── Data for this exercise

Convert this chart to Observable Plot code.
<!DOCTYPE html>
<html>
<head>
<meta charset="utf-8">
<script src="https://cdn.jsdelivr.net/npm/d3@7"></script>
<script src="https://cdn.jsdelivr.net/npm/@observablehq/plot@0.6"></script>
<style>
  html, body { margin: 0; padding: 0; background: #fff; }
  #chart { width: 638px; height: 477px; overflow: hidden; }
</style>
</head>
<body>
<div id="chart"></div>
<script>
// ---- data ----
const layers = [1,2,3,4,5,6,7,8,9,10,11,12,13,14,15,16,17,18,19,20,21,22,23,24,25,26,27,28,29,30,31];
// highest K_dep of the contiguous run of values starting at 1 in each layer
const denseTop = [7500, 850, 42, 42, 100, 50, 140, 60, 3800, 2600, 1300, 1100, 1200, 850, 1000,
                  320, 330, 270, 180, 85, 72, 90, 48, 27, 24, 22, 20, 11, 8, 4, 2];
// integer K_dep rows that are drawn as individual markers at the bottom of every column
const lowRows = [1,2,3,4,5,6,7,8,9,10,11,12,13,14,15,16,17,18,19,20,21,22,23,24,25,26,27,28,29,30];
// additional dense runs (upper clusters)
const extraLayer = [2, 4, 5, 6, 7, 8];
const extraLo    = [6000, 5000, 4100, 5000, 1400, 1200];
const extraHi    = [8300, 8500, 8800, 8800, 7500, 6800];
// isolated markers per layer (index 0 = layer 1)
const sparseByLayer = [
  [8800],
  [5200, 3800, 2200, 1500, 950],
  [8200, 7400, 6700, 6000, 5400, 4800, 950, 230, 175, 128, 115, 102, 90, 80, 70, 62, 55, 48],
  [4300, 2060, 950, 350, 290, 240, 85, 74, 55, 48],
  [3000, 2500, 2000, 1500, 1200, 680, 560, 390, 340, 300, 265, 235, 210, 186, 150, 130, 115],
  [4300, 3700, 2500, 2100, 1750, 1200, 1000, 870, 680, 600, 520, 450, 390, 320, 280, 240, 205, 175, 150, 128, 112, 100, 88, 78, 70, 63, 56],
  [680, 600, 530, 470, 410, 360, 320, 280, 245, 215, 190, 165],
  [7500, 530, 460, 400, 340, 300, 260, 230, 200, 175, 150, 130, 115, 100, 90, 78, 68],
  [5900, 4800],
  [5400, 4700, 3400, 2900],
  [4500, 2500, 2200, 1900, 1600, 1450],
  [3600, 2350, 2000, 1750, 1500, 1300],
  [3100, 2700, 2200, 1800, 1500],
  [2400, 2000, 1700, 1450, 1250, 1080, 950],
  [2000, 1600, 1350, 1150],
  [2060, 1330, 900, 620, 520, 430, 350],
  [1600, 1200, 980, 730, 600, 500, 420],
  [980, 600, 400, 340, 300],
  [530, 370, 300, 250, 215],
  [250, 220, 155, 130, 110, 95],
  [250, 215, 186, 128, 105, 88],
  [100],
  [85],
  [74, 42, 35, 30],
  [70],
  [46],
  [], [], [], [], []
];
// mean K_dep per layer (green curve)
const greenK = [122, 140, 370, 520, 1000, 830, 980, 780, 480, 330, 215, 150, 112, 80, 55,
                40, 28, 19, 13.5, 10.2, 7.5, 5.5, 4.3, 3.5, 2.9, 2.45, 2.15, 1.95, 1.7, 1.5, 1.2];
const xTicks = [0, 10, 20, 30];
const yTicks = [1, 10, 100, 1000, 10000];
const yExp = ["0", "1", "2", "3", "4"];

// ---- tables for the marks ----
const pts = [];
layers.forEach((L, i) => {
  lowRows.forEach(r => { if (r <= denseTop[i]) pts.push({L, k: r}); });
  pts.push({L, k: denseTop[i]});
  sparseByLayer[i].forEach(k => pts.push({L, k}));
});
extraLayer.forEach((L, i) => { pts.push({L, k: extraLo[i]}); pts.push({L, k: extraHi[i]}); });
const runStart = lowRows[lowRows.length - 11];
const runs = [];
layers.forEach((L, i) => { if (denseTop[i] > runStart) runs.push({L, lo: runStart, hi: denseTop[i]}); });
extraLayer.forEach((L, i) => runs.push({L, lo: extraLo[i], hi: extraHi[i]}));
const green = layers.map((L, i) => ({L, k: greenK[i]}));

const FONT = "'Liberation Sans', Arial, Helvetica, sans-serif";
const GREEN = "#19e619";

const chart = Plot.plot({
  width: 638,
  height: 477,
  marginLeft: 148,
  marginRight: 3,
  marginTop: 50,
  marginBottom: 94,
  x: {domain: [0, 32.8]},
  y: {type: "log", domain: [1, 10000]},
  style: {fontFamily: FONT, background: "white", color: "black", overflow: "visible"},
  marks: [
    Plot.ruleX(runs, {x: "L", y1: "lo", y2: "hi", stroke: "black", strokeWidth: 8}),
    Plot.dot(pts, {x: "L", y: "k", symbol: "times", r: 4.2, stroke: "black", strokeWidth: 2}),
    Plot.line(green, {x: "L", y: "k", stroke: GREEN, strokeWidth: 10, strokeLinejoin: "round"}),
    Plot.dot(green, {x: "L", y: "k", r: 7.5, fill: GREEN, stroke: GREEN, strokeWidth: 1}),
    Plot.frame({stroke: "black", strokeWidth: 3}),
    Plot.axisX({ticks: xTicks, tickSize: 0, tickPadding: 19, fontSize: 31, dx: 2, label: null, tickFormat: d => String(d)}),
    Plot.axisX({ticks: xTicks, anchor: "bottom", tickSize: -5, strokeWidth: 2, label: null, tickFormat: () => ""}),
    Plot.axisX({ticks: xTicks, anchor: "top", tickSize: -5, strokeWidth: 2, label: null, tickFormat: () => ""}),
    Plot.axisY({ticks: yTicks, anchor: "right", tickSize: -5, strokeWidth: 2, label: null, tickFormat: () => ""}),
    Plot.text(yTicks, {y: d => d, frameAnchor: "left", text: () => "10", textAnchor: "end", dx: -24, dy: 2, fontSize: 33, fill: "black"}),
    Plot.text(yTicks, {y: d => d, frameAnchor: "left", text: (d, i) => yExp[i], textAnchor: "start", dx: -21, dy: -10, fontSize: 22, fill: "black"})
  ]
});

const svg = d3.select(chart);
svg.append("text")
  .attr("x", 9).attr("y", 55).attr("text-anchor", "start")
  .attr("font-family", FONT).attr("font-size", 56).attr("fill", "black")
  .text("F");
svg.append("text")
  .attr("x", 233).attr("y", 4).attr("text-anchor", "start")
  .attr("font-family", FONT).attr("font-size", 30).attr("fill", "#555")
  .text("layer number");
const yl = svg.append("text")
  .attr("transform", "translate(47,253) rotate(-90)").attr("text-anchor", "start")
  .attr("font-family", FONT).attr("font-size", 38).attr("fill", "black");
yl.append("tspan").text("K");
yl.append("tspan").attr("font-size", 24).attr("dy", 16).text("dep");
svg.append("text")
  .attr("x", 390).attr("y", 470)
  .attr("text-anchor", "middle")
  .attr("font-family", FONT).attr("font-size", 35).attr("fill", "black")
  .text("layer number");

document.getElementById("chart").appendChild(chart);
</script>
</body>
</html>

────
── Data for this exercise

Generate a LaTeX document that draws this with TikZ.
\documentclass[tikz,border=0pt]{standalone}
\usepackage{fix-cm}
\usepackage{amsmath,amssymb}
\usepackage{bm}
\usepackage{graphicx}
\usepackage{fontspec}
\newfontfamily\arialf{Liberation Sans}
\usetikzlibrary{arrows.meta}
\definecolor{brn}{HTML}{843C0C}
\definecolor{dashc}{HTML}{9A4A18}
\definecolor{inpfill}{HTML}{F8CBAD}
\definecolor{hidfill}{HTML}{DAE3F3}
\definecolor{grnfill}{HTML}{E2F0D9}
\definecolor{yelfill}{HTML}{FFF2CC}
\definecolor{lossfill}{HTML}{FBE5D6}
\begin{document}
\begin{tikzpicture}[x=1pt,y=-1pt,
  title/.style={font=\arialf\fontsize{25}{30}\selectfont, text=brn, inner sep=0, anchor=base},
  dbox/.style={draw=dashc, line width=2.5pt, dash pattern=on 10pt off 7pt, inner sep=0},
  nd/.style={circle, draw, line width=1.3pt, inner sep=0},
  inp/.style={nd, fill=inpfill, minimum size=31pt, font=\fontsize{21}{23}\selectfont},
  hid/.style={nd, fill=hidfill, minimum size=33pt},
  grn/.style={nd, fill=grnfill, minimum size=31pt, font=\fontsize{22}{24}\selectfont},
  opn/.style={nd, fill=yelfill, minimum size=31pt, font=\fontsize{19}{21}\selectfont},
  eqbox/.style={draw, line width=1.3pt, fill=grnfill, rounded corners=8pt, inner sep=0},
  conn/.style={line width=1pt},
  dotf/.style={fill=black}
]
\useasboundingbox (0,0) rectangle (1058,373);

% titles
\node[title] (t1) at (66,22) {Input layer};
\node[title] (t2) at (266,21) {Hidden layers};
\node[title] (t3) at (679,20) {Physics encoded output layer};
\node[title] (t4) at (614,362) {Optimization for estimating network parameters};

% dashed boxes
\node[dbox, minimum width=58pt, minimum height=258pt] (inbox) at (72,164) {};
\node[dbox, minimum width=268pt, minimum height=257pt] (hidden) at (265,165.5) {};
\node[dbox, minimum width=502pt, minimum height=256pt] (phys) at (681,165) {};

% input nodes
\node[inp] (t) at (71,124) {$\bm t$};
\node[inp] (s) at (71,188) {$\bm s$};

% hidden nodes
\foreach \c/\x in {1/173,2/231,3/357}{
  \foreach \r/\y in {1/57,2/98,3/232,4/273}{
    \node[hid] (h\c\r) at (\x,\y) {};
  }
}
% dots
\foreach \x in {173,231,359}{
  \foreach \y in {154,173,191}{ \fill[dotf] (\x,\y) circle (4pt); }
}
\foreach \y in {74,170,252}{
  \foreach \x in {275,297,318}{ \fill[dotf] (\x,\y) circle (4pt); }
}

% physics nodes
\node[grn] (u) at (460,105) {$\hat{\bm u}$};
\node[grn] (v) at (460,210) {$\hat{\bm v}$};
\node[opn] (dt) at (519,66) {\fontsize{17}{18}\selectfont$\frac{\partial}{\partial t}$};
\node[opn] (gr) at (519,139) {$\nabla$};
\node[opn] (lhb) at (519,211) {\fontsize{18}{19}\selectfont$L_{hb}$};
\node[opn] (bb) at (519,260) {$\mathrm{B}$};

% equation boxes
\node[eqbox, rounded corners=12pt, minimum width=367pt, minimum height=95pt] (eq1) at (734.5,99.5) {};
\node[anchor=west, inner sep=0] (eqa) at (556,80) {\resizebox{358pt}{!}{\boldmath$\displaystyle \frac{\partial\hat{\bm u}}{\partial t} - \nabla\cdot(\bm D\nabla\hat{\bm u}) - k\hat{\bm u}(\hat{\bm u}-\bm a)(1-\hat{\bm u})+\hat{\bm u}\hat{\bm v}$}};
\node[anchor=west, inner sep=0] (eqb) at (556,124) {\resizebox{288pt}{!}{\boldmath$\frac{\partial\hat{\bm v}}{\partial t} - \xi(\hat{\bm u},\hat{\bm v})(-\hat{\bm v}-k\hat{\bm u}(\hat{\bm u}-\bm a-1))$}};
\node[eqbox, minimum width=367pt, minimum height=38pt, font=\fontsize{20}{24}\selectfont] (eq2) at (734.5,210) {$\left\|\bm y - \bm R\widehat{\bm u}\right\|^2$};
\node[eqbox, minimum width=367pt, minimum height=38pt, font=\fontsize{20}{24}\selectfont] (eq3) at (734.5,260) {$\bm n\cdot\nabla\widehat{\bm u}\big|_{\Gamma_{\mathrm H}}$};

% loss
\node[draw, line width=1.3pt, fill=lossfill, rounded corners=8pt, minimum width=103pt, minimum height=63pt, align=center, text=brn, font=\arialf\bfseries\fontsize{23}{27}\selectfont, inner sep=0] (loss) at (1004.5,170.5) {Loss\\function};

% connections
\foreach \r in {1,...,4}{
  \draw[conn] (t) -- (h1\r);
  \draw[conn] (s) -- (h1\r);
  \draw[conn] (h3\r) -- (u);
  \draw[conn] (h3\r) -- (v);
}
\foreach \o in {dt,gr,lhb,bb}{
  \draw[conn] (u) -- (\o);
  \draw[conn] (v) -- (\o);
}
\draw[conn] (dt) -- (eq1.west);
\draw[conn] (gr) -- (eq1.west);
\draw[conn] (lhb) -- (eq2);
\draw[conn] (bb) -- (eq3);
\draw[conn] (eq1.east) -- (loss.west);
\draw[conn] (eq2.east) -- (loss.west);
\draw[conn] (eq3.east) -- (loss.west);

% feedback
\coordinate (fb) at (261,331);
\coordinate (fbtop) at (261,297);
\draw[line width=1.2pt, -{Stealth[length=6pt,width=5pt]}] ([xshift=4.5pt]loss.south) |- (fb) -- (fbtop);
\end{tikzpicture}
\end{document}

────

**What is being asked**
Beginning with the line containing "Generate a LaTeX" and ending with the line containing "(s) at (71,188)", extract those lines exactly from the listing above, and only those.

**Answer in full**
Generate a LaTeX document that draws this with TikZ.
\documentclass[tikz,border=0pt]{standalone}
\usepackage{fix-cm}
\usepackage{amsmath,amssymb}
\usepackage{bm}
\usepackage{graphicx}
\usepackage{fontspec}
\newfontfamily\arialf{Liberation Sans}
\usetikzlibrary{arrows.meta}
\definecolor{brn}{HTML}{843C0C}
\definecolor{dashc}{HTML}{9A4A18}
\definecolor{inpfill}{HTML}{F8CBAD}
\definecolor{hidfill}{HTML}{DAE3F3}
\definecolor{grnfill}{HTML}{E2F0D9}
\definecolor{yelfill}{HTML}{FFF2CC}
\definecolor{lossfill}{HTML}{FBE5D6}
\begin{document}
\begin{tikzpicture}[x=1pt,y=-1pt,
  title/.style={font=\arialf\fontsize{25}{30}\selectfont, text=brn, inner sep=0, anchor=base},
  dbox/.style={draw=dashc, line width=2.5pt, dash pattern=on 10pt off 7pt, inner sep=0},
  nd/.style={circle, draw, line width=1.3pt, inner sep=0},
  inp/.style={nd, fill=inpfill, minimum size=31pt, font=\fontsize{21}{23}\selectfont},
  hid/.style={nd, fill=hidfill, minimum size=33pt},
  grn/.style={nd, fill=grnfill, minimum size=31pt, font=\fontsize{22}{24}\selectfont},
  opn/.style={nd, fill=yelfill, minimum size=31pt, font=\fontsize{19}{21}\selectfont},
  eqbox/.style={draw, line width=1.3pt, fill=grnfill, rounded corners=8pt, inner sep=0},
  conn/.style={line width=1pt},
  dotf/.style={fill=black}
]
\useasboundingbox (0,0) rectangle (1058,373);

% titles
\node[title] (t1) at (66,22) {Input layer};
\node[title] (t2) at (266,21) {Hidden layers};
\node[title] (t3) at (679,20) {Physics encoded output layer};
\node[title] (t4) at (614,362) {Optimization for estimating network parameters};

% dashed boxes
\node[dbox, minimum width=58pt, minimum height=258pt] (inbox) at (72,164) {};
\node[dbox, minimum width=268pt, minimum height=257pt] (hidden) at (265,165.5) {};
\node[dbox, minimum width=502pt, minimum height=256pt] (phys) at (681,165) {};

% input nodes
\node[inp] (t) at (71,124) {$\bm t$};
\node[inp] (s) at (71,188) {$\bm s$};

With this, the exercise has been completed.